> **Set problem**
Give back, exactly as written, the lines from the beginning of the listing through the one that contains "obs = [2, 4, 6, 10, 20, 30]".

> **Source excerpt**
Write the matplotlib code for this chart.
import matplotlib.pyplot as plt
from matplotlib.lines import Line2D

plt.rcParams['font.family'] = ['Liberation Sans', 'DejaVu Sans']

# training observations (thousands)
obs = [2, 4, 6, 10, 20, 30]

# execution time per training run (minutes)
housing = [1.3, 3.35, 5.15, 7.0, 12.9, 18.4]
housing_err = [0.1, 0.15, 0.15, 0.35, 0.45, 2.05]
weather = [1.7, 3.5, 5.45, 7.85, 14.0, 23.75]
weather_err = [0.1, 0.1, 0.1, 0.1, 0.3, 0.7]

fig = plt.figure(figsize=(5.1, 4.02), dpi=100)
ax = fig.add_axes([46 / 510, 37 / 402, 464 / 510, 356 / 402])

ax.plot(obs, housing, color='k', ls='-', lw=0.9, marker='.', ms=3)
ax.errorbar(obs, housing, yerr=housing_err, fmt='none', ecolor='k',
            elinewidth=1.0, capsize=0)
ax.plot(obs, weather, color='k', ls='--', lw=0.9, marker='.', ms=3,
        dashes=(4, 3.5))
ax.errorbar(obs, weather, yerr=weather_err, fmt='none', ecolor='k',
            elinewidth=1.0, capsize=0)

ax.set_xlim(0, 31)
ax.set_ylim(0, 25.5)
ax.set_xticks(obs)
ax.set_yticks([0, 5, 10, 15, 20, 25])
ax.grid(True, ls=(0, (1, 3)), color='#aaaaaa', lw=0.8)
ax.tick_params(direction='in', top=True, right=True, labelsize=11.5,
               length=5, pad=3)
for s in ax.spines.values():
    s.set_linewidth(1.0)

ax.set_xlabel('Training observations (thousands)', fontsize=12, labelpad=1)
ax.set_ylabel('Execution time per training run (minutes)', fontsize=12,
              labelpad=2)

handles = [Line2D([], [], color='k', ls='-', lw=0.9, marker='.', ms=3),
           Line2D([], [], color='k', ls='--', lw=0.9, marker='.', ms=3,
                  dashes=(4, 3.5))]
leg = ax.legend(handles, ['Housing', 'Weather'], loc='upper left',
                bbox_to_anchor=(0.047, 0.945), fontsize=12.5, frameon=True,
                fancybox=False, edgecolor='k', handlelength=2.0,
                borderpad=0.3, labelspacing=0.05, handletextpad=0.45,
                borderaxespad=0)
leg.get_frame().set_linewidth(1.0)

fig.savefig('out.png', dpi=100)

> **The solution**
Write the matplotlib code for this chart.
import matplotlib.pyplot as plt
from matplotlib.lines import Line2D

plt.rcParams['font.family'] = ['Liberation Sans', 'DejaVu Sans']

# training observations (thousands)
obs = [2, 4, 6, 10, 20, 30]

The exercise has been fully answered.